Should Greece’s creditors give the country an ultimatum? No. Not only is such a thing probably unnecessary, it could also play into the hands of Greek nationalists who would argue that foreigners were again bullying Athens. Besides, negotiations between Greece and its creditors are making progress, albeit still too slowly. Dictating to the Greeks would make any bust-up between the two sides particularly bitter.
Some take the opposing view. The Wall Street Journal’s Simon Nixon, for example, argued last week that talks between Athens and its lenders were going nowhere; so the euro zone and International Monetary Fund should present Greece with a take-it-or-leave-it offer, set a deadline, and say they would cut off its banks if it didn’t agree.
Even if such tactics made Athens come to heel in the short run, the government would have no ownership of the programme meaning there could be little confidence that it would implement it properly. Delivering on what is agreed is even more important than reaching a deal in the first place.
There is, admittedly, no guarantee that Greece will reach an agreement with its creditors. Both sides will have to surrender more ground and there is little time before Athens’ cash finally runs out.

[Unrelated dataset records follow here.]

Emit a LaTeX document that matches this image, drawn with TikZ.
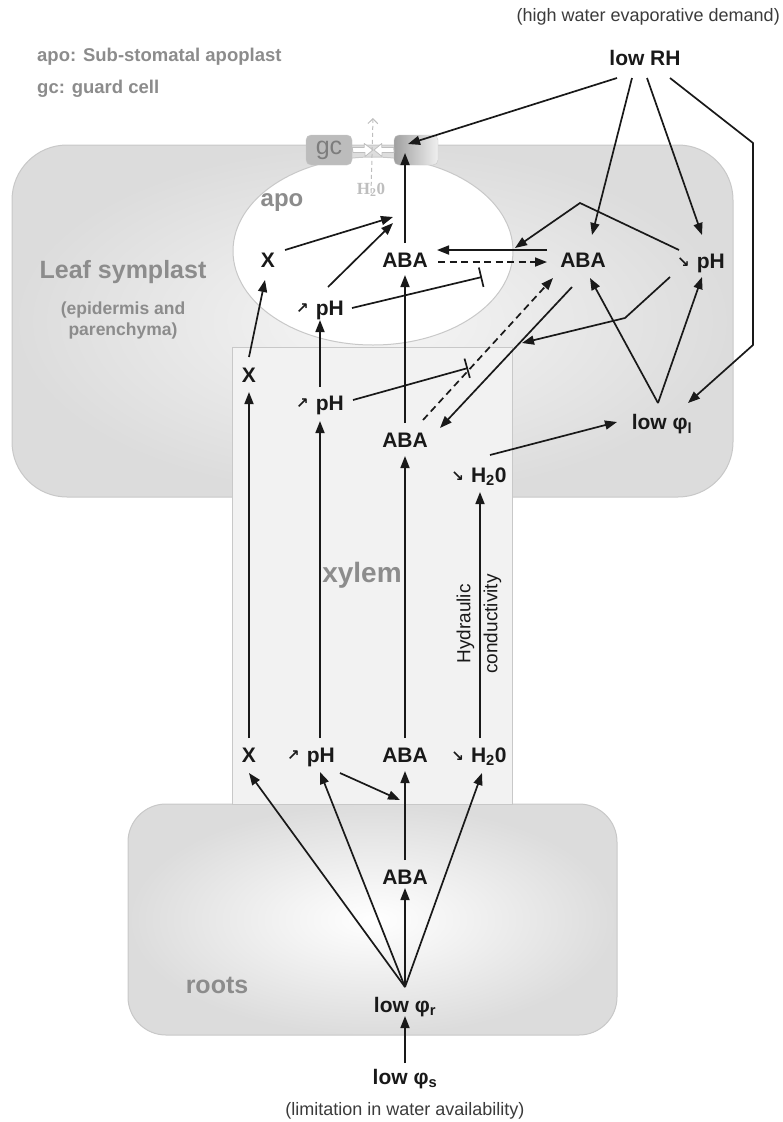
\documentclass[tikz,border=0pt]{standalone}
\usepackage{fontspec}
\setmainfont{Liberation Sans}
\newfontfamily\symfont{DejaVu Sans}
\newfontfamily\serfont{Liberation Serif}
\usetikzlibrary{arrows.meta}
\definecolor{ink}{RGB}{25,25,25}
\definecolor{labgray}{RGB}{140,140,140}
\definecolor{edgegray}{RGB}{200,200,200}
\definecolor{leafin}{RGB}{246,246,246}
\definecolor{leafout}{RGB}{220,220,220}
\definecolor{xylfill}{RGB}{242,242,242}
\definecolor{gcfill}{RGB}{188,188,188}
\definecolor{gctext}{RGB}{125,125,125}
\definecolor{ghost}{RGB}{190,190,190}
\newcommand\myup{{\symfont\fontsize{15}{15}\selectfont\raisebox{2pt}{↗}}}
\newcommand\mydn{{\symfont\fontsize{15}{15}\selectfont\raisebox{1pt}{↘}}}
\begin{document}
\begin{tikzpicture}[x=1pt,y=-1pt,
  lbl/.style={font=\fontsize{21}{25}\selectfont\bfseries, text=ink, inner sep=0pt, text height=15pt, text depth=0pt},
  reg/.style={text=labgray, inner sep=0pt},
  arr/.style={draw=ink, line width=1.7pt, -{Triangle[length=12pt,width=9pt]}},
  dsh/.style={arr, dash pattern=on 7pt off 4.5pt},
  inh/.style={draw=ink, line width=1.7pt, -{Bar[width=20pt,line width=1.7pt]}},
  hol/.style={draw=ghost, fill=white, line width=0.8pt, line join=round},
  boxedge/.style={draw=edgegray, line width=1pt}
]
\useasboundingbox (0,0) rectangle (782,1122);

% ---- compartments
\shade[inner color=leafin, outer color=leafout, rounded corners=55pt] (12,145) rectangle (733,497);
\draw[boxedge, rounded corners=55pt] (12,145) rectangle (733,497);
\shade[inner color=white, outer color=leafout, rounded corners=38pt] (128,804) rectangle (617,1035);
\draw[boxedge, rounded corners=38pt] (128,804) rectangle (617,1035);
\filldraw[boxedge, fill=xylfill] (232,347) rectangle (512,804);
\filldraw[boxedge, fill=white] (373,251) ellipse [x radius=140, y radius=94];

% ---- guard cells
\node[draw=edgegray, fill=gcfill, rounded corners=5pt, minimum width=46pt, minimum height=30pt, inner sep=0pt,
      text=gctext, font=\fontsize{25}{25}\selectfont] (gcL) at (329,150) {gc};
\node[draw=edgegray, shade, left color=gray!75, right color=gray!12, rounded corners=5pt, minimum width=44pt,
      minimum height=30pt, inner sep=0pt] (gcR) at (416,150) {};
\coordinate (hc) at (373,150);
\filldraw[hol] (gcL.east) ++(0,-2.5) -- ++(12,0) -- ++(0,-4) -- (hc) -- ++(-8,6.5) -- ++(0,-4) -- ++(-12,0) -- cycle;
\filldraw[hol] (gcR.west) ++(0,-2.5) -- ++(-12,0) -- ++(0,-4) -- ([xshift=1pt]hc) -- ++(8,6.5) -- ++(0,-4) -- ++(12,0) -- cycle;
\node[font=\serfont\bfseries\fontsize{17}{17}\selectfont, text=ghost, inner sep=0pt] (h2o) at (371,190) {H\textsubscript{2}0};
\coordinate (wv) at (373,118);
\draw[ghost, line width=1pt, dash pattern=on 4pt off 3pt, -{Straight Barb[length=5pt,width=10pt]}] ([yshift=-10pt]h2o.north) -- (wv);

% ---- legend and region labels
\node[anchor=east, font=\fontsize{18}{20}\selectfont, text=ink!85, inner sep=0pt] (hwd) at (780,17) {(high water evaporative demand)};
\node[anchor=west, font=\fontsize{18.5}{20}\selectfont\bfseries, reg] (legapo) at (37,57) {apo: Sub-stomatal apoplast};
\node[anchor=west, font=\fontsize{18.5}{20}\selectfont\bfseries, reg] (leggc) at (37,89) {gc: guard cell};
\node[reg, font=\fontsize{25}{28}\selectfont\bfseries] (leafL) at (123,272) {Leaf symplast};
\node[reg, align=center, font=\fontsize{17.5}{21}\selectfont\bfseries] (leafS) at (123,320) {(epidermis and\\parenchyma)};
\node[reg, font=\fontsize{24}{28}\selectfont\bfseries] (apoL) at (282,203) {apo};
\node[reg, font=\fontsize{28}{30}\selectfont\bfseries] (xylL) at (362,575) {xylem};
\node[reg, font=\fontsize{25}{28}\selectfont\bfseries] (rootL) at (217,985) {roots};
\node[rotate=90, align=center, inner sep=0pt, text=ink, font=\fontsize{19}{27}\selectfont] (hyd) at (479,624) {Hydraulic\\conductivity};
\node[font=\fontsize{18}{20}\selectfont, text=ink!85, inner sep=0pt] (cap) at (405,1111) {(limitation in water availability)};

% ---- nodes
\node[lbl] (lowRH) at (645,58) {low RH};
\node[lbl] (aX) at (268,260) {X};
\node[lbl] (apH) at (320,308) {\myup\hspace{7pt}pH};
\node[lbl] (aABA) at (405,260) {ABA};
\node[lbl] (rABA) at (583,260) {ABA};
\node[lbl] (rpH) at (701,261) {\mydn\hspace{7pt}pH};
\node[lbl] (lphil) at (662,422) {low φ\textsubscript{l}};
\node[lbl] (xX) at (249,375) {X};
\node[lbl] (xpH) at (320,403) {\myup\hspace{7pt}pH};
\node[lbl] (xABA) at (405,440) {ABA};
\node[lbl] (xH) at (479,475) {\mydn\hspace{7pt}H\textsubscript{2}0};
\node[lbl] (bX) at (249,755) {X};
\node[lbl] (bpH) at (311,755) {\myup\hspace{7pt}pH};
\node[lbl] (bABA) at (405,755) {ABA};
\node[lbl] (bH) at (479,755) {\mydn\hspace{7pt}H\textsubscript{2}0};
\node[lbl] (rtABA) at (405,877) {ABA};
\node[lbl] (lphir) at (405,1005) {low φ\textsubscript{r}};
\node[lbl] (lphis) at (405,1077) {low φ\textsubscript{s}};

% ---- connectors from low RH
\draw[arr] ([shift={(-28,20)}]lowRH.center) -- ([shift={(-8,-6)}]gcR.center);
\draw[arr] ([shift={(-13,20)}]lowRH.center) -- ([shift={(9,-25)}]rABA.center);
\draw[arr] ([shift={(2,20)}]lowRH.center) -- ([shift={(1,-26)}]rpH.center);
\coordinate (brT) at (753,143);
\coordinate (brB) at (753,345);
\draw[arr] ([shift={(25,20)}]lowRH.center) -- (brT) -- (brB) -- ([shift={(26,-19)}]lphil.center);

% ---- leaf symplast / apoplast
\coordinate (peak) at (580,203);
\draw[arr] ([shift={(-22,-11)}]rpH.center) -- (peak) -- ([shift={(-68,-12)}]rABA.center);
\draw[arr] ([shift={(-36,-10)}]rABA.center) -- ([shift={(32,-10)}]aABA.center);
\draw[dsh] ([shift={(33,2)}]aABA.center) -- ([shift={(-36,2)}]rABA.center);
\draw[arr] ([shift={(0,-17)}]aABA.center) -- ([shift={(-11,3)}]gcR.center);
\draw[arr] ([shift={(17,-10)}]aX.center) -- ([shift={(-12,-43)}]aABA.center);
\draw[arr] ([shift={(8,-21)}]apH.center) -- ([shift={(-12,-37)}]aABA.center);
\draw[inh] ([shift={(32,0)}]apH.center) -- ([shift={(77,17)}]aABA.center);
\coordinate (bend) at (625,318);
\draw[arr] ([shift={(-31,16)}]rpH.center) -- (bend) -- ([shift={(-61,83)}]rABA.center);
\draw[arr] ([shift={(-11,27)}]rABA.center) -- ([shift={(35,-12)}]xABA.center);
\draw[dsh] ([shift={(18,-20)}]xABA.center) -- ([shift={(-30,18)}]rABA.center);
\draw[inh] ([shift={(33,-3)}]xpH.center) -- ([shift={(63,-72)}]xABA.center);
\draw[arr] ([shift={(-4,-19)}]lphil.center) -- ([shift={(7,18)}]rABA.center);
\draw[arr] ([shift={(-4,-19)}]lphil.center) -- ([shift={(1,16)}]rpH.center);
\draw[arr] ([shift={(11,-20)}]xH.center) -- ([shift={(-45,0)}]lphil.center);

% ---- xylem to leaf
\draw[arr] ([shift={(0,-18)}]xX.center) -- ([shift={(-3,20)}]aX.center);
\draw[arr] ([shift={(0,-16)}]xpH.center) -- ([shift={(0,12)}]apH.center);
\draw[arr] ([shift={(0,-17)}]xABA.center) -- ([shift={(0,15)}]aABA.center);

% ---- along the xylem
\draw[arr] ([shift={(0,-17)}]bX.center) -- ([shift={(0,17)}]xX.center);
\draw[arr] ([shift={(9,-17)}]bpH.center) -- ([shift={(0,18)}]xpH.center);
\draw[arr] ([shift={(0,-17)}]bABA.center) -- ([shift={(0,16)}]xABA.center);
\draw[arr] ([shift={(1,-17)}]bH.center) -- ([shift={(1,17)}]xH.center);
\draw[arr] ([shift={(29,18)}]bpH.center) -- ([shift={(-5,45)}]bABA.center);

% ---- roots
\draw[arr] ([shift={(0,-18)}]lphir.center) -- ([shift={(0,18)}]bX.center);
\draw[arr] ([shift={(0,-18)}]lphir.center) -- ([shift={(9,17)}]bpH.center);
\draw[arr] ([shift={(0,-18)}]lphir.center) -- ([shift={(0,11)}]rtABA.center);
\draw[arr] ([shift={(0,-18)}]lphir.center) -- ([shift={(3,18)}]bH.center);
\draw[arr] ([shift={(0,-17)}]rtABA.center) -- ([shift={(0,16)}]bABA.center);
\draw[arr] ([shift={(0,-14)}]lphis.center) -- ([shift={(0,11)}]lphir.center);
\end{tikzpicture}
\end{document}
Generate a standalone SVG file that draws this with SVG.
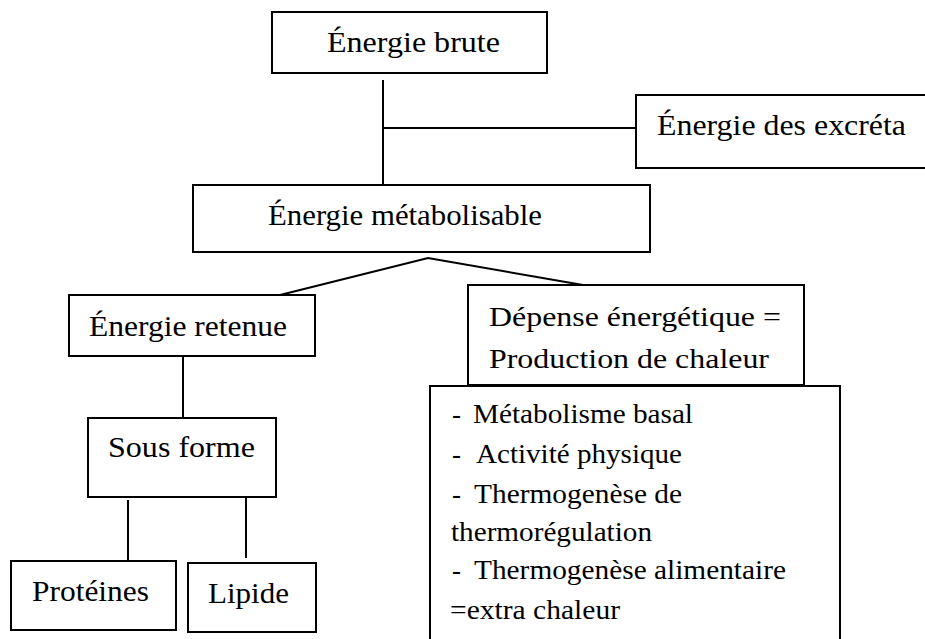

The creditors’ most important concession so far has been that they are no longer insisting on Greece achieving an unrealistic 3 percent primary fiscal surplus this year and seem prepared for it to target around half that. Meanwhile, the radical left government, led by Alexis Tsipras, has agreed to push up value-added tax and acknowledged that privatisation will proceed in some form.
The creditors clearly need to continue to explain what their bottom lines are on the remaining issues: pension and labour reform. They can even suggest solutions.
The euro zone and IMF can also spell out the dire consequences for the Greek people of default – namely that the European Central Bank will have no choice but to cut off liquidity to its banks, triggering a chain reaction that will lead to much misery and probably Athens bringing back the drachma.
But this is different from the lenders writing a new set of reforms themselves and giving it to Tsipras as a take-it-or-leave-it offer.
One of the reasons Greece has failed so miserably in the past few years is that the people never believed in the reforms they were being forced to adopt. Like a patient who takes the first few doses of an antibiotic and throws the rest in the bin, Greece never finished the treatment with the result that the infection was not defeated.
A dislike of external interference is not just a phenomenon of the current crisis. The country has long suffered from being forced to do things it doesn’t want. The people have kicked back by disobeying rules and outsmarting the system.
Some trace this mentality back to the centuries under Ottoman subjugation. If laws and taxes are imposed from abroad, it can seem clever to avoid them. Greece will never be a successful modern country until it makes rules for itself and then sticks to them. This is even more important than balancing budgets and liberalising markets.
Germany, Athens’ most important creditor, should understand this. After all, Immanuel Kant, perhaps its greatest philosopher, made a critical distinction between heteronomy and autonomy. If we are heteronomous and follow laws made by others, Kant wrote, we are ultimately slaves to our passions. It is only if we subject ourselves to our own rational laws that we are free.
Greece’s creditors are sometimes exasperated that Athens wastes time and cannot come up with detailed and bankable proposals of its own. But they must resist the temptation to interfere with the country’s autonomy. It is easy to see how doing so would fit into the script told by Greek nationalists, both on the right and left of the political spectrum, that foreigners are always dictating to it. In the event of a rupture, the creditors don’t want to be caught putting a gun to Tsipras’ head. They should instead want him to decide what he thinks is the best out of a set of admittedly unpalatable choices.
More likely, there will soon be a short-term deal to stop Greece’s imminent bankruptcy. But that will be only the first step in a recovery. Not only will Athens have to deliver on its promises, it will also need in a few months to reach a new multi-year bailout agreement, under which its creditors will lend it a further 50 billion euros or more and give it some relief on its mountainous debts. In return, Tsipras will have to agree more reforms and implement them over several years.
It is hard to be optimistic that Greece will be able to deliver over such a sustained period, particularly given the hostility to reform among numerous parliamentarians in Syriza, Tsipras’ party. Still, there’s a chance that the prime minister may secure a fresh mandate for any deal he cuts, ideally by holding a new election, and that the people would then have ownership of the programme.
By contrast, the likelihood of a successful long-term recovery is pretty small if Greece’s creditors undermine its autonomy by presenting it with a take-it-or-leave-it offer.